Lo stile della narrativa bertoldiana (giunta oggi a sei romanzi pubblicati) è limpido, ricco ma affilato, duro con la dura realtà ma mai scevro di pietà e compassione. Non mancano sapienti descrizioni (memorabile quella del dottor Martinus), significative stoccate (come quando Lutero viene definito uomo che aveva affascinato «ettari di uomini»), aforismi intessuti nella narrazione («solo Dio perfetto e unico è in grado di guardare e amare all’ingrosso senza fare danni»). Il profondo senso di necessaria compassione viene poi concretizzato della tecnica dello “spostamento di ottica”: talvolta la parte del narratore è affidata al cosiddetto narratore onnisciente, altre volte la narrazione è improvvisamente affidata alla voce di uno dei personaggi, ai suoi pensieri; nel primo caso il dettato è più attento al generale, nel secondo ai meandri psicologici e soggettivi. Similmente, nel bellissimo Anche gli ebrei sono cattivi (Marsilio, Venezia 2002; libro che suscitò a suo tempo una serie di polemiche da parte di chi, ottusamente, aveva letto il titolo interpretandolo in base ai propri preconcetti ignorando ovviamente il resto del libro), l’autore sperimenta quella che in un vecchio scritto (Sandro Montalto, Il senso senza scopo: l’opera di Roberto Bertoldo, in: Sandro Montalto, Compendio di eresia, Joker, Novi Ligure 2004, pp. 25-37; mi permetto di segnalare anche, per un’indagine su altre opere bertoldiane, il mio Nullismo e fenomenognomica: la conquista filosofica, poetica e civile di Roberto Bertoldo, in: Sandro Montalto, Forme concrete della poesia contemporanea, Joker, Novi Ligure 2008, pp. 89-109) ho chiamato “la metamorfosi del pronome”: in tutte e tre le parti del volume, composto dai tre romanzi brevi Van Blarenberghe, Il teorema di Gödel e l’eponimo Anche gli ebrei sono cattivi (così diversi eppure così intimamente legati), viene a tratti sperimentato un mobilissimo “io” che si fonde a volte nella stessa riga con il “tu” e il “noi” dando vita ad un inquietante effetto di spersonalizzazione a vantaggio della compassione autentica, del comune sentire. E che dire di titoli di raccolte poetiche bertoldiane come Pergamena dei ribelli, o Il popolo che sono?

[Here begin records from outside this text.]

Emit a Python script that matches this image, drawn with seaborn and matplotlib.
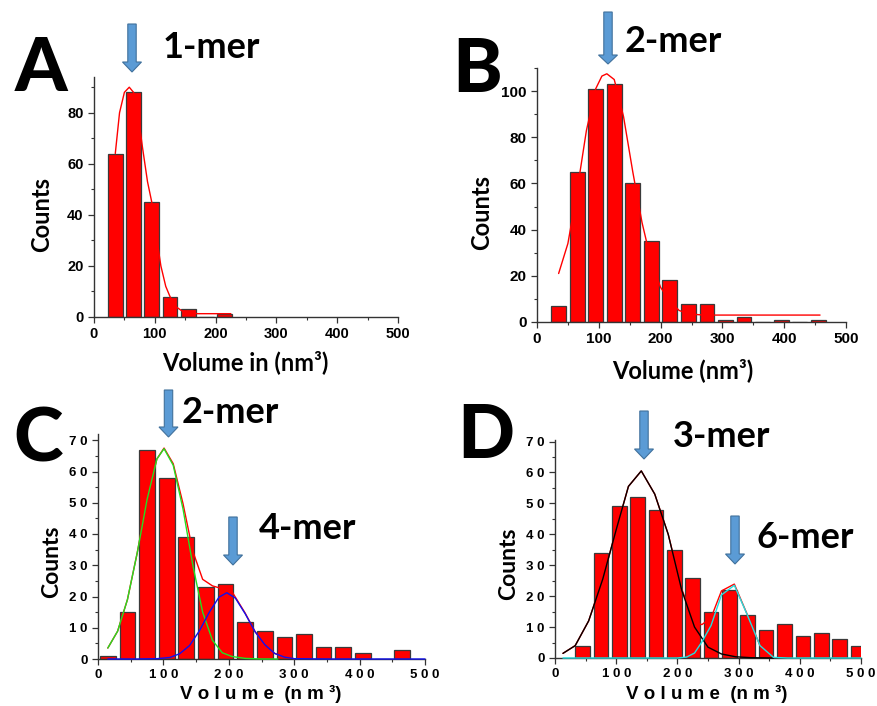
import matplotlib
matplotlib.use('Agg')
import matplotlib.pyplot as plt
import seaborn as sns
from matplotlib.ticker import MultipleLocator
from matplotlib.patches import Polygon

# ---- panel A: 1-mer ----
a_bins = [35, 65, 95, 125, 155, 185, 215]
a_counts = [64, 88, 45, 8, 3, 0, 1]
a_fit_x = [35, 42, 50, 58, 65, 72, 80, 88, 95, 103, 110, 118, 125, 135, 145, 170, 200, 225]
a_fit_y = [64, 80, 88, 90, 88, 80, 66, 53, 45, 31, 20, 12, 8, 4, 2.3, 1.3, 1.3, 1.3]

# ---- panel B: 2-mer ----
b_bins = [35, 65, 95, 125, 155, 185, 215, 245, 275, 305, 335, 365, 395, 425, 455]
b_counts = [7, 65, 101, 103, 60, 35, 18, 8, 8, 1, 2, 0, 1, 0, 1]
b_fit_x = [35, 50, 65, 80, 95, 105, 113, 125, 140, 155, 170, 185, 200, 215, 230, 245, 270, 320, 380, 458]
b_fit_y = [21, 34, 57, 83, 101, 106.5, 107.5, 105, 89, 65, 43, 26, 15, 9, 5, 3.5, 3, 3, 3, 3]

# ---- panel C: 2-mer + 4-mer ----
c_bins = [15, 45, 75, 105, 135, 165, 195, 225, 255, 285, 315, 345, 375, 405, 435, 465]
c_counts = [1, 15, 67, 58, 39, 23, 24, 12, 9, 7, 8, 4, 4, 2, 0, 3]
c_green_x = [15, 30, 45, 60, 75, 90, 101, 115, 130, 145, 160, 175, 190, 205, 225, 250, 275]
c_green_y = [3.5, 8.9, 19, 34, 51, 64, 67.3, 62, 48, 30, 15, 6, 2, 0.8, 0.2, 0, 0]
c_blue_x = [15, 60, 90, 110, 125, 140, 155, 170, 185, 197, 210, 225, 240, 255, 270, 285, 300, 350, 400, 450, 500]
c_blue_y = [0, 0, 0.1, 0.5, 1.7, 4.3, 9, 14.9, 19.8, 21.2, 19.5, 14.5, 8.8, 4.6, 1.8, 0.6, 0.1, 0, 0, 0, 0]
c_red_x = [15, 30, 45, 60, 75, 90, 101, 115, 130, 145, 160, 175, 190, 205, 225, 240, 255, 270, 285, 300]
c_red_y = [3.5, 8.9, 19, 34, 51, 64, 67.5, 62.5, 49.7, 34.5, 25.5, 23.4, 22.5, 21.5, 14.7, 8.8, 4.6, 1.8, 0.6, 0.1]

# ---- panel D: 3-mer + 6-mer ----
d_bins = [45, 75, 105, 135, 165, 195, 225, 255, 285, 315, 345, 375, 405, 435, 465, 495]
d_counts = [4, 34, 49, 52, 48, 35, 26, 15, 22, 14, 9, 11, 7, 8, 6, 4]
d_black_x = [13, 33, 55, 78, 100, 120, 141, 163, 185, 207, 228, 250, 272, 295, 320, 357]
d_black_y = [1.5, 4, 12, 25.5, 41.5, 55.5, 60.5, 53, 40, 22, 10, 3.5, 1.3, 0.4, 0.1, 0]
d_cyan_x = [13, 100, 200, 215, 228, 240, 255, 272, 293, 313, 335, 357, 380, 420, 460, 500]
d_cyan_y = [0, 0, 0, 0.3, 1.6, 5.2, 10.5, 20.4, 23.5, 14.5, 4, 0.2, 0, 0, 0, 0]
d_red_x = [13, 33, 55, 78, 100, 120, 141, 163, 185, 207, 228, 240, 255, 272, 293, 313, 335, 357]
d_red_y = [1.5, 4, 12, 25.5, 41.5, 55.5, 60.5, 53, 40, 22.3, 11.6, 10.8, 13, 21.7, 23.9, 14.6, 4, 0.2]

W, H = 877, 706
sns.set_style('ticks')
plt.rcParams['font.family'] = ['Liberation Sans', 'DejaVu Sans']
plt.rcParams['text.color'] = 'black'
plt.rcParams['xtick.color'] = 'black'
plt.rcParams['ytick.color'] = 'black'
LABEL_FONT = ['Lato', 'DejaVu Sans']

fig = plt.figure(figsize=(W / 100, H / 100), dpi=100)


def fx(px):
    return px / W


def fy(py):
    return 1 - py / H


def panel(left, top, right, bottom):
    return fig.add_axes([fx(left), fy(bottom), (right - left) / W, (bottom - top) / H])


def bars(ax, x, y):
    sns.barplot(x=x, y=y, native_scale=True, width=0.8, color='#ff0000', saturation=1,
                edgecolor='#3a3a3a', linewidth=0.9, errorbar=None, ax=ax)


def curve(ax, x, y, color):
    sns.lineplot(x=x, y=y, color=color, lw=1.0, ax=ax, sort=False, zorder=3, clip_on=False)


def style(ax, ymax, ystep, yminor, size, spaced=False):
    ax.set_xlim(0, 500)
    ax.set_ylim(0, ymax)
    xt = list(range(0, 501, 100))
    yt = list(range(0, int(ymax) + 1, ystep))
    fmt = (lambda v: ' '.join(str(v))) if spaced else str
    ax.set_xticks(xt)
    ax.set_xticklabels([fmt(v) for v in xt], fontweight='bold', fontsize=size, color='black')
    ax.set_yticks(yt)
    ax.set_yticklabels([fmt(v) for v in yt], fontweight='bold', fontsize=size, color='black')
    ax.xaxis.set_minor_locator(MultipleLocator(50))
    ax.yaxis.set_minor_locator(MultipleLocator(yminor))
    sns.despine(ax=ax)
    for s in ['left', 'bottom']:
        ax.spines[s].set_linewidth(1.0)
        ax.spines[s].set_color('#333333')
    ax.tick_params(which='major', direction='out', length=4.5, width=0.9, color='#333333', pad=3)
    ax.tick_params(which='minor', direction='out', length=2.5, width=0.8, color='#333333')
    ax.set_xlabel('')
    ax.set_ylabel('')


def arrow(xc, top, head_y, tip, shaft=4.2, head=9.5):
    pts = [(xc - shaft, top), (xc + shaft, top), (xc + shaft, head_y), (xc + head, head_y),
           (xc, tip), (xc - head, head_y), (xc - shaft, head_y)]
    fig.add_artist(Polygon([(fx(x), fy(y)) for x, y in pts], closed=True, transform=fig.transFigure,
                           facecolor='#5b9bd5', edgecolor='#41719c', lw=0.8))


def note(x, y, s, size=26):
    fig.text(fx(x), fy(y), s, fontsize=size, fontweight='bold', family=LABEL_FONT, va='baseline')


def letter(x, y, s):
    fig.text(fx(x), fy(y), s, fontsize=54, fontweight='black', family=LABEL_FONT, va='baseline')


# A
ax = panel(94, 77, 398, 317)
bars(ax, a_bins, a_counts)
curve(ax, a_fit_x, a_fit_y, '#ff0000')
style(ax, 94, 20, 10, 10.5)

# B
ax = panel(537, 68, 846, 322)
bars(ax, b_bins, b_counts)
curve(ax, b_fit_x, b_fit_y, '#ff0000')
style(ax, 110, 20, 10, 11)

# C
ax = panel(98, 434, 425, 659)
bars(ax, c_bins, c_counts)
curve(ax, c_red_x, c_red_y, '#ff0000')
curve(ax, c_green_x, c_green_y, '#22e022')
curve(ax, c_blue_x, c_blue_y, '#1010f0')
style(ax, 72, 10, 5, 9.5, spaced=True)

# D
ax = panel(555, 440, 861, 658)
bars(ax, d_bins, d_counts)
curve(ax, d_red_x, d_red_y, '#ff0000')
curve(ax, d_black_x, d_black_y, '#000000')
curve(ax, d_cyan_x, d_cyan_y, '#22e0e0')
style(ax, 70.5, 10, 5, 9.5, spaced=True)

# axis labels
fig.text(fx(42), fy(214), 'Counts', rotation=90, fontsize=17, fontweight='bold', family=LABEL_FONT, ha='center', va='center')
fig.text(fx(482), fy(212), 'Counts', rotation=90, fontsize=17, fontweight='bold', family=LABEL_FONT, ha='center', va='center')
fig.text(fx(52), fy(562), 'Counts', rotation=90, fontsize=16.5, fontweight='bold', family=LABEL_FONT, ha='center', va='center')
fig.text(fx(509), fy(564), 'Counts', rotation=90, fontsize=16.5, fontweight='bold', family=LABEL_FONT, ha='center', va='center')
fig.text(fx(245), fy(370), 'Volume in (nm³)', fontsize=17, fontweight='bold', family=LABEL_FONT, ha='center', va='baseline')
fig.text(fx(683), fy(378), 'Volume (nm³)', fontsize=17, fontweight='bold', family=LABEL_FONT, ha='center', va='baseline')
fig.text(fx(261), fy(699), 'V o l u m e  (n m ³)', fontsize=13.5, fontweight='bold', ha='center', va='baseline')
fig.text(fx(707), fy(699), 'V o l u m e  (n m ³)', fontsize=13.5, fontweight='bold', ha='center', va='baseline')

# panel letters
letter(15, 91, 'A')
letter(452, 92, 'B')
letter(13, 462, 'C')
letter(457, 458, 'D')

# mer annotations with arrows
note(163, 58, '1-mer')
arrow(132, 24, 62, 72)
note(625, 52, '2-mer')
arrow(608, 12, 55, 64)
note(182, 423, '2-mer')
arrow(168.5, 390, 427, 437)
note(259, 539, '4-mer')
arrow(233, 517, 555, 565)
note(673, 447, '3-mer')
arrow(644, 411, 449, 459)
note(756, 548, '6-mer')
arrow(735, 516, 554, 564)

fig.savefig('out.png', dpi=100)
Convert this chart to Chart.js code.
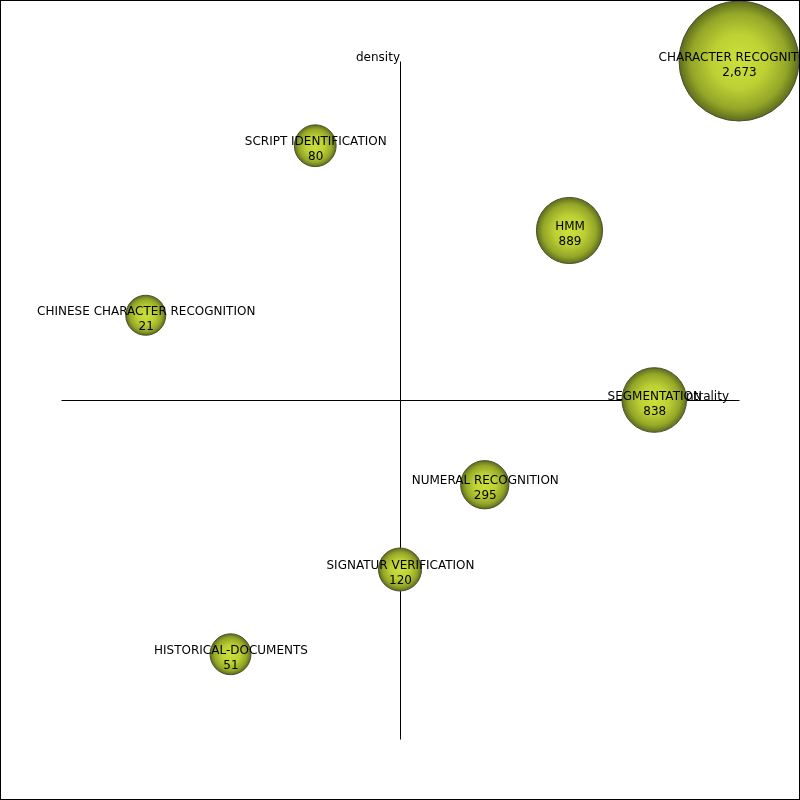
<!DOCTYPE html>
<html>
<head>
<meta charset="utf-8">
<script src="https://cdn.jsdelivr.net/npm/chart.js@4/dist/chart.umd.min.js"></script>
<style>
html,body{margin:0;padding:0;background:#fff;}
#wrap{width:800px;height:800px;position:relative;}
</style>
</head>
<body>
<div id="wrap"><canvas id="c" width="800" height="800"></canvas></div>
<script>
const themes = ["CHARACTER RECOGNITION","SCRIPT IDENTIFICATION","HMM","CHINESE CHARACTER RECOGNITION","SEGMENTATION","NUMERAL RECOGNITION","SIGNATUR VERIFICATION","HISTORICAL-DOCUMENTS"];
const centrality = [4, -1, 2, -3, 3, 1, 0, -2];
const density = [4, 3, 2, 1, 0, -1, -2, -3];
const documents = [2673, 80, 889, 21, 838, 295, 120, 51];
const xAxisTitle = "centrality";
const yAxisTitle = "density";

const minDoc = Math.min(...documents), maxDoc = Math.max(...documents);
function radiusFor(v){ return 20 + 40*(v-minDoc)/(maxDoc-minDoc); }

const FONT = '12px "DejaVu Sans", sans-serif';

const axesPlugin = {
  id:'axesPlugin',
  beforeDatasetsDraw(chart){
    const {ctx, scales:{x,y}} = chart;
    const x0 = x.getPixelForValue(0), y0 = y.getPixelForValue(0);
    ctx.save();
    ctx.strokeStyle = '#000';
    ctx.lineWidth = 1;
    ctx.beginPath();
    ctx.moveTo(Math.round(x.getPixelForValue(x.min))+0.5, Math.round(y0)+0.5);
    ctx.lineTo(Math.round(x.getPixelForValue(x.max))+0.5, Math.round(y0)+0.5);
    ctx.moveTo(Math.round(x0)+0.5, Math.round(y.getPixelForValue(y.max))+0.5);
    ctx.lineTo(Math.round(x0)+0.5, Math.round(y.getPixelForValue(y.min))+0.5);
    ctx.stroke();
    ctx.fillStyle = '#000';
    ctx.font = FONT;
    ctx.textAlign = 'right';
    ctx.textBaseline = 'alphabetic';
    ctx.fillText(yAxisTitle, x0, y.getPixelForValue(y.max));
    ctx.fillText(xAxisTitle, x.getPixelForValue(x.max) - 10, y0);
    ctx.restore();
  },
  afterDatasetsDraw(chart){
    const {ctx} = chart;
    const meta = chart.getDatasetMeta(0);
    ctx.save();
    ctx.fillStyle = '#000';
    ctx.font = FONT;
    ctx.textAlign = 'center';
    ctx.textBaseline = 'middle';
    meta.data.forEach((el,i)=>{
      ctx.fillText(themes[i], el.x + 0.5, el.y - 3.5);
      ctx.fillText(documents[i].toLocaleString('en-US'), el.x + 0.5, el.y + 11.5);
    });
    ctx.restore();
  },
  afterDraw(chart){
    const {ctx} = chart;
    ctx.save();
    ctx.strokeStyle = '#000';
    ctx.lineWidth = 1;
    ctx.strokeRect(0.5,0.5,chart.width-1,chart.height-1);
    ctx.restore();
  }
};

function gradientFor(context){
  const chart = context.chart;
  const raw = context.raw;
  if (!raw || !chart.scales || !chart.scales.x || !chart.scales.y) return '#b5c832';
  const cx = chart.scales.x.getPixelForValue(raw.x);
  const cy = chart.scales.y.getPixelForValue(raw.y);
  const r = radiusFor(raw.v);
  if (!isFinite(cx) || !isFinite(cy) || !isFinite(r)) return '#b5c832';
  const g = chart.ctx.createRadialGradient(cx, cy, 0, cx, cy, r);
  g.addColorStop(0, '#cce03c');
  g.addColorStop(0.45, '#bdd134');
  g.addColorStop(0.8, '#94a628');
  g.addColorStop(1, '#5e6c1c');
  return g;
}

const points = themes.map((t,i)=>({x:centrality[i], y:density[i], v:documents[i]}));

new Chart(document.getElementById('c'), {
  type:'bubble',
  data:{ datasets:[{
    data: points,
    backgroundColor: gradientFor,
    hoverBackgroundColor: gradientFor,
    borderColor: '#4a4f30',
    borderWidth: 1,
    radius: ctx => ctx.raw ? radiusFor(ctx.raw.v) : 20,
    hoverRadius: 0,
    clip: false
  }]},
  options:{
    responsive:false,
    animation:false,
    devicePixelRatio:1,
    layout:{padding:{left:60,right:60,top:60,bottom:60}},
    plugins:{legend:{display:false}, tooltip:{enabled:false}},
    events:[],
    scales:{
      x:{type:'linear', min:-4, max:4, display:false},
      y:{type:'linear', min:-4, max:4, display:false}
    }
  },
  plugins:[axesPlugin]
});
</script>
</body>
</html>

Senza dubbio la capacità di Bertoldo di creare e attraversare personaggi, costruendo attorno a loro un mondo essenziale eppure così ricco, senza mai sottrarsi all’ustione del contatto con la realtà, anche nel caso di questa riflessione su Lutero e Müntzer è uno strumento prezioso per familiarizzare con questo momento storico tanto tumultuoso e problematico, tenendo conto della riflessione storica ma senza dimenticare che la storia è sempre il racconto della sofferenza degli uomini. Di certo questo libro, come altri di Bertoldo ormai datati (nel senso editoriale del termine), meriterebbe una seria riconsiderazione da parte della critica e dei lettori, e magari una nuova e più efficace pubblicazione.